Police again refuse to take action against SIOE in Harrow

ENGAGE draws our attention to an article in the Harrow Observer which reports that the police are once again refusing to take action against Stop Islamisation of Europe over the provocative demonstration that SIOE is proposing to hold outside Harrow Central Mosque on 13 December.

One William Goddard, Media and Public Relations Manager for Harrow Borough, is quoted as saying: “We are not seeking to ban the proposed protest as there is no legislative basis to do so. Neither the police nor the Home Secretary have any power to ban static demonstrations aside from those on private property.”

This is of course technically true. While the 1994 Criminal Justice and Public Order Act gave the police the power to prohibit “trespassory assemblies”, stationary public assemblies cannot be banned under the Public Order Act, only “public processions”. However, Goddard fails to mention that Section 14 of the POA does in fact give the police significant powers in relation to the control of public assemblies.
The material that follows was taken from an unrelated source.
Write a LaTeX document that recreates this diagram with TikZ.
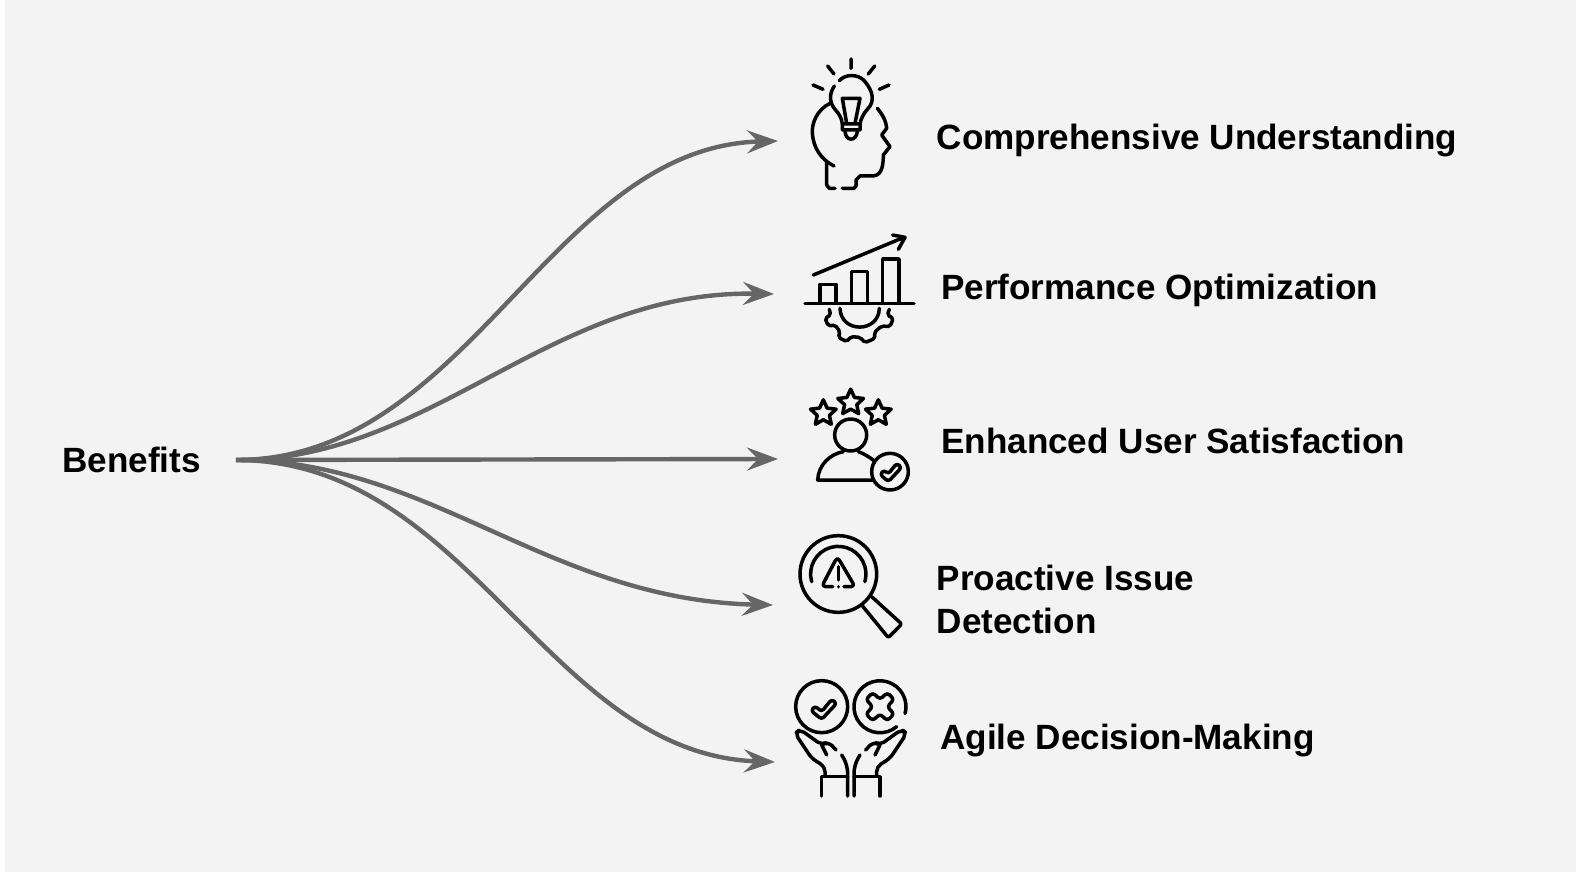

The relevant section reads:

If the senior police officer, having regard to the time or place at which and the circumstances in which any public assembly is being held or is intended to be held, reasonably believes that-

(a) it may result in serious public disorder, serious damage to property or serious disruption to the life of the community, or

(b) the purpose of the persons organising it is the intimidation of others with a view to compelling them not to do an act they have a right to do, or to do an act they have a right not to do, he may give directions imposing on the persons organising or taking part in the assembly such conditions as to the place at which the assembly may be (or continue to be) held, its maximum duration, or the maximum number of persons who may constitute it, as appear to him necessary to prevent such disorder, damage, disruption or intimidation.

These provisions in the POA are designed for precisely the sort of public assembly that SIOE is planning.
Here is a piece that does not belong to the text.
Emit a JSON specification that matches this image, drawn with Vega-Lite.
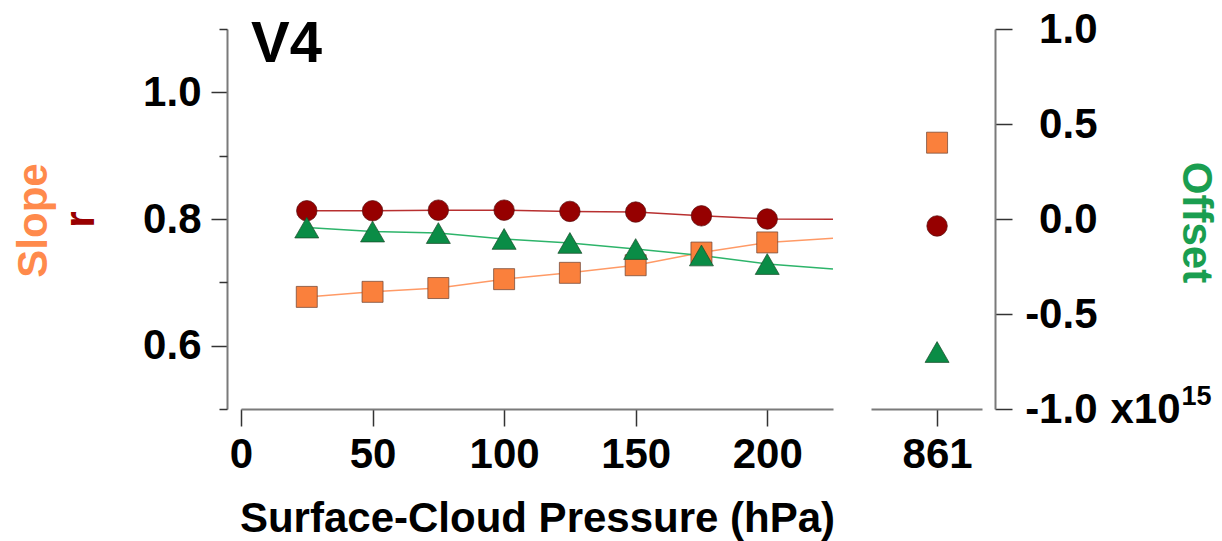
{
  "$schema": "https://vega.github.io/schema/vega-lite/v6.json",
  "background": "white",
  "padding": {"left": 11, "top": 8, "right": 5, "bottom": 5},
  "config": {
    "view": {"stroke": null},
    "font": "Liberation Sans",
    "axis": {
      "labelFont": "Liberation Sans", "titleFont": "Liberation Sans",
      "labelFontWeight": "bold", "titleFontWeight": "bold",
      "labelFontSize": 42, "titleFontSize": 42,
      "labelColor": "black", "titleColor": "black",
      "domainColor": "#7a7a7a", "domainWidth": 2,
      "tickColor": "#333333", "tickWidth": 1.5,
      "grid": false, "labelFlush": false, "labelOverlap": false, "labelLimit": 0
    }
  },
  "datasets": {
    "main": [
      {"p": 25, "slope": 0.677, "r": 0.813, "offset": -0.045, "kind": "point"},
      {"p": 50, "slope": 0.685, "r": 0.813, "offset": -0.066, "kind": "point"},
      {"p": 75, "slope": 0.691, "r": 0.814, "offset": -0.074, "kind": "point"},
      {"p": 100, "slope": 0.705, "r": 0.814, "offset": -0.105, "kind": "point"},
      {"p": 125, "slope": 0.715, "r": 0.812, "offset": -0.126, "kind": "point"},
      {"p": 150, "slope": 0.727, "r": 0.811, "offset": -0.158, "kind": "point"},
      {"p": 175, "slope": 0.747, "r": 0.805, "offset": -0.192, "kind": "point"},
      {"p": 200, "slope": 0.763, "r": 0.800, "offset": -0.237, "kind": "point"},
      {"p": 225, "slope": 0.7695, "r": 0.7995, "offset": -0.263, "kind": "edge"}
    ],
    "clear": [
      {"p": 861, "slope": 0.9205, "r": 0.789, "offset": -0.70}
    ]
  },
  "bounds": "flush",
  "spacing": 38,
  "hconcat": [
    {
      "width": 592,
      "height": 380,
      "data": {"name": "main"},
      "title": {"text": "V4", "anchor": "start", "frame": "group", "font": "Liberation Sans", "fontSize": 58, "fontWeight": "bold", "color": "black", "baseline": "alphabetic", "offset": 0, "dx": 10, "dy": 92},
      "layer": [
        {
          "mark": {"type": "line", "color": "#ff9a66", "strokeWidth": 1.5},
          "encoding": {
            "x": {"field": "p", "type": "quantitative", "scale": {"domain": [0, 225], "nice": false, "zero": false},
              "axis": {"values": [0, 50, 100, 150, 200], "tickSize": 17, "labelPadding": 8, "title": "Surface-Cloud Pressure (hPa)", "titlePadding": 23}},
            "y": {"field": "slope", "type": "quantitative", "scale": {"domain": [0.5, 1.1], "nice": false, "zero": false},
              "axis": {"orient": "left", "offset": 14, "values": [0.6, 0.8, 1.0], "format": ".1f", "tickSize": 16, "labelPadding": 10,
                "title": "Slope", "titleColor": "#ff8a4c", "titleAngle": -90, "titleBaseline": "alphabetic", "titleAlign": "center", "titleX": -181, "titleY": 191}}
          }
        },
        {
          "mark": {"type": "line", "color": "#b83030", "strokeWidth": 1.5},
          "encoding": {
            "x": {"field": "p", "type": "quantitative"},
            "y": {"field": "r", "type": "quantitative", "scale": {"domain": [0.5, 1.1], "nice": false, "zero": false},
              "axis": {"orient": "left", "offset": 14, "values": [0.5, 0.7, 0.9, 1.1], "tickSize": 8, "labels": false, "domain": false,
                "title": "r", "titleColor": "#990000", "titleAngle": -90, "titleBaseline": "alphabetic", "titleAlign": "center", "titleX": -134, "titleY": 190}}
          }
        },
        {
          "mark": {"type": "line", "color": "#2db46a", "strokeWidth": 1.5},
          "encoding": {
            "x": {"field": "p", "type": "quantitative"},
            "y": {"field": "offset", "type": "quantitative", "scale": {"domain": [-1, 1], "nice": false, "zero": false}, "axis": null}
          }
        },
        {
          "transform": [{"filter": "datum.kind == 'point'"}],
          "mark": {"type": "point", "shape": "square", "size": 441, "filled": true, "fill": "#fa803c", "stroke": "#6a4030", "strokeWidth": 1, "strokeOpacity": 0.7, "opacity": 1},
          "encoding": {
            "x": {"field": "p", "type": "quantitative"},
            "y": {"field": "slope", "type": "quantitative", "scale": {"domain": [0.5, 1.1], "nice": false, "zero": false}, "axis": null}
          }
        },
        {
          "transform": [{"filter": "datum.kind == 'point'"}],
          "mark": {"type": "point", "shape": "circle", "size": 420, "filled": true, "fill": "#960000", "stroke": "#5a1010", "strokeWidth": 1, "strokeOpacity": 0.7, "opacity": 1},
          "encoding": {
            "x": {"field": "p", "type": "quantitative"},
            "y": {"field": "r", "type": "quantitative", "scale": {"domain": [0.5, 1.1], "nice": false, "zero": false}, "axis": null}
          }
        },
        {
          "transform": [{"filter": "datum.kind == 'point'"}],
          "mark": {"type": "point", "shape": "triangle-up", "size": 576, "filled": true, "fill": "#0a8c46", "stroke": "#1a4a2a", "strokeWidth": 1, "strokeOpacity": 0.7, "opacity": 1},
          "encoding": {
            "x": {"field": "p", "type": "quantitative"},
            "y": {"field": "offset", "type": "quantitative", "scale": {"domain": [-1, 1], "nice": false, "zero": false}, "axis": null}
          }
        }
      ],
      "resolve": {"scale": {"y": "independent"}, "axis": {"y": "independent"}}
    },
    {
      "width": 111,
      "height": 380,
      "data": {"name": "clear"},
      "layer": [
        {
          "mark": {"type": "point", "shape": "square", "size": 441, "filled": true, "fill": "#fa803c", "stroke": "#6a4030", "strokeWidth": 1, "strokeOpacity": 0.7, "opacity": 1},
          "encoding": {
            "x": {"field": "p", "type": "quantitative", "scale": {"domain": [836, 878], "nice": false, "zero": false},
              "axis": {"values": [861], "tickSize": 17, "labelPadding": 8, "title": null}},
            "y": {"field": "slope", "type": "quantitative", "scale": {"domain": [0.5, 1.1], "nice": false, "zero": false},
              "axis": {"orient": "right", "offset": 13, "values": [0.5], "domain": false, "tickSize": 17, "tickOpacity": 0,
                "labelExpr": "'x10'", "labelAlign": "left", "labelPadding": 98, "labelOffset": 0, "title": null}}
          }
        },
        {
          "mark": {"type": "point", "shape": "circle", "size": 420, "filled": true, "fill": "#960000", "stroke": "#5a1010", "strokeWidth": 1, "strokeOpacity": 0.7, "opacity": 1},
          "encoding": {
            "x": {"field": "p", "type": "quantitative"},
            "y": {"field": "r", "type": "quantitative", "scale": {"domain": [0.5, 1.1], "nice": false, "zero": false},
              "axis": {"orient": "right", "offset": 13, "values": [0.5], "domain": false, "tickSize": 17, "tickOpacity": 0,
                "labelExpr": "'15'", "labelAlign": "left", "labelPadding": 169, "labelFontSize": 27, "labelOffset": -13, "title": null}}
          }
        },
        {
          "mark": {"type": "point", "shape": "triangle-up", "size": 576, "filled": true, "fill": "#0a8c46", "stroke": "#1a4a2a", "strokeWidth": 1, "strokeOpacity": 0.7, "opacity": 1},
          "encoding": {
            "x": {"field": "p", "type": "quantitative"},
            "y": {"field": "offset", "type": "quantitative", "scale": {"domain": [-1, 1], "nice": false, "zero": false},
              "axis": {"orient": "right", "offset": 13, "values": [-1, -0.5, 0, 0.5, 1], "tickSize": 17,
                "labelExpr": "(datum.value < 0 ? '-' : '') + format(abs(datum.value), '.1f')",
                "labelAlign": "right", "labelPadding": 85,
                "title": "Offset", "titleColor": "#1a9e50", "titleAngle": 90, "titleBaseline": "alphabetic", "titleAlign": "center", "titleX": 187, "titleY": 193}}
          }
        }
      ],
      "resolve": {"scale": {"y": "independent"}, "axis": {"y": "independent"}}
    }
  ]
}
Bear in mind that Stephen Gash of SIOE has announced he is aiming to bring 2,000 protestors to the rally. And he makes no secret of the poisonous anti-Muslim ideology that they will be promoting. This is no demonstration hiding behind the pretence of opposing “Islamist extremists” – it is explicitly directed against the entire Muslim community, under the slogan “Stop mosque building”. As Gash recently stated: “We do not believe in moderate Muslims…. all Muslims want sharia law and Islam to rule the world. Moderate Muslims are those who watch non-Muslims being killed, but still say Allah u Akbar when the killing is happening…. We oppose immigration from Muslim countries.”

It is self-evident that the protest Gash is proposing to hold would certainly cause serious disruption to the life of the community in Harrow and is very likely to result in serious public disorder. Equally clearly, the demonstration is intended to intimidate the local Muslim population as a whole and visitors to Harrow Central Mosque in particular.
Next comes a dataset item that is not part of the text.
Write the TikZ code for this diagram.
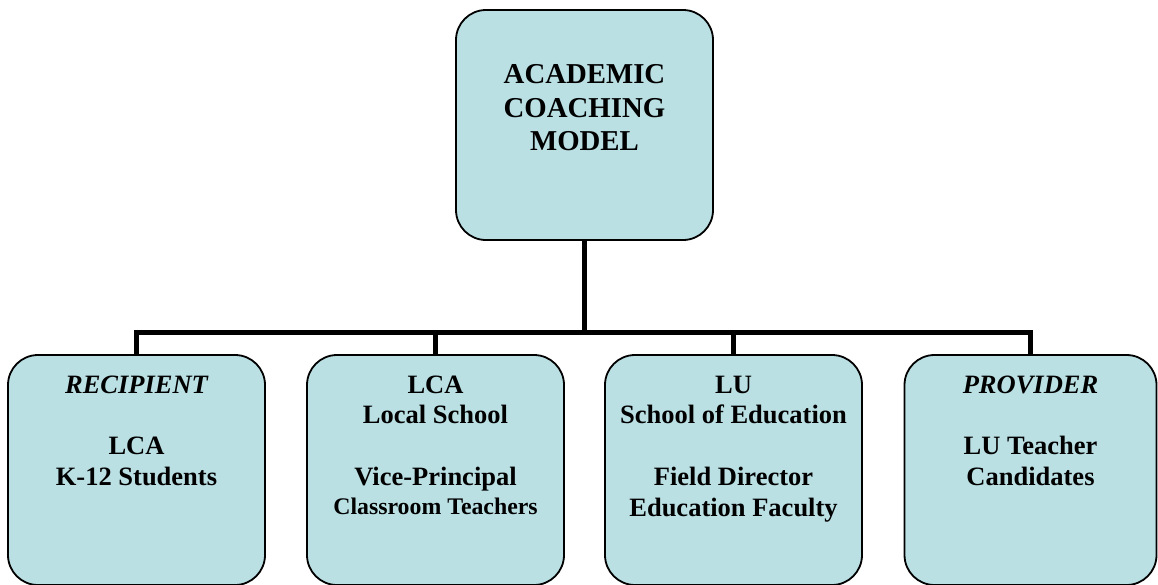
\documentclass[tikz,border=0pt]{standalone}
\usepackage{fontspec}
\setmainfont{Liberation Serif}
\definecolor{boxfill}{RGB}{186,224,228}
\begin{document}
\begin{tikzpicture}[x=1pt,y=-1pt,
  cbox/.style={draw=black, line width=1.8pt, fill=boxfill, rounded corners=30pt, inner sep=0pt, minimum height=230pt},
  bline/.style={anchor=base, font=\fontsize{26.5}{30}\selectfont\bfseries, inner sep=0pt},
  iline/.style={anchor=base, font=\fontsize{26.5}{30}\selectfont\bfseries\itshape, inner sep=0pt},
  sline/.style={anchor=base, font=\fontsize{23.8}{28}\selectfont\bfseries, inner sep=0pt},
  tline/.style={anchor=base, font=\fontsize{28.8}{32}\selectfont\bfseries, inner sep=0pt},
  conn/.style={line width=5pt}]
\useasboundingbox (0,0) rectangle (1158,584);
\begin{scope}
\clip (0,0) rectangle (1158,584);
% boxes
\node[cbox, minimum width=257pt] (top) at (584.5,125) {};
\node[cbox, minimum width=257pt] (b1) at (136.5,470) {};
\node[cbox, minimum width=257pt] (b2) at (435.5,470) {};
\node[cbox, minimum width=257pt] (b3) at (733.5,470) {};
\node[cbox, minimum width=252pt] (b4) at (1030.5,470) {};
\coordinate (j) at (584.5,332);
% connectors
\draw[conn] (top.south) -- (j);
\draw[conn] (b1.north) |- (j) -| (b4.north);
\draw[conn] (b2.north) -- (b2.north |- j);
\draw[conn] (b3.north) -- (b3.north |- j);
% top texts
\node[tline] (t1) at (584.5,83) {ACADEMIC};
\node[tline] (t2) at (584.5,117) {COACHING};
\node[tline] (t3) at (584.5,150) {MODEL};
% box 1
\node[iline] (a1) at (136.5,393) {RECIPIENT};
\node[bline] (a2) at (136.5,454) {LCA};
\node[bline] (a3) at (136.5,485) {K-12 Students};
% box 2
\node[bline] (c1) at (435.5,393) {LCA};
\node[bline] (c2) at (435.5,423) {Local School};
\node[bline] (c3) at (435.5,485) {Vice-Principal};
\node[sline] (c4) at (435.5,514) {Classroom Teachers};
% box 3
\node[bline] (d1) at (733.5,393) {LU};
\node[bline] (d2) at (733.5,423) {School of Education};
\node[bline] (d3) at (733.5,485) {Field Director};
\node[bline] (d4) at (733.5,516) {Education Faculty};
% box 4
\node[iline] (e1) at (1030.5,393) {PROVIDER};
\node[bline] (e2) at (1030.5,454) {LU Teacher};
\node[bline] (e3) at (1030.5,485) {Candidates};
\end{scope}
\end{tikzpicture}
\end{document}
The police therefore have a right and indeed an obligation to impose appropriate conditions on the organisers of the demonstration – namely that it is held well away from the mosque, that it numbers no more than say 50 people, and that it lasts only an hour. If the police refuse to take action against SIOE along these lines, it is not because their hands are tied by their lack of powers but because they refuse to implement the considerable powers they do have.

The basic problem here is that the police have failed to take SIOE and other similar anti-Muslim groups seriously. Only a couple of weeks ago the Met Commissioner, Sir Paul Stephenson, told the Metropolitan Police Authority that neither SIOE or the English Defence League are viewed by the police as extreme right-wing organisations and that they “have the right to protest”.

Perhaps Sir Paul might ask himself how the Met would respond if a group called Stop Judaification of Europe announced that there is no such thing as a moderate Jew, that all Jews were out to take over the world, that Jews should be prevented from entering the UK and, further, that the group was intending to mount a 2,000-strong antisemitic demonstration outside a prominent London synagogue. Would the Met throw up their hands and say that they had no power to intervene, while adding that the organisers of the protest were not really right-wing extremists anyway?

What we are seeing here – along with the BBC’s disgraceful decision to provide a platform for the BNP – is the official appeasement of far-right racism. Under cover of the right to protest and freedom of speech, legitimacy is being given to ideologies that find their full expression in violent assaults against minority communities.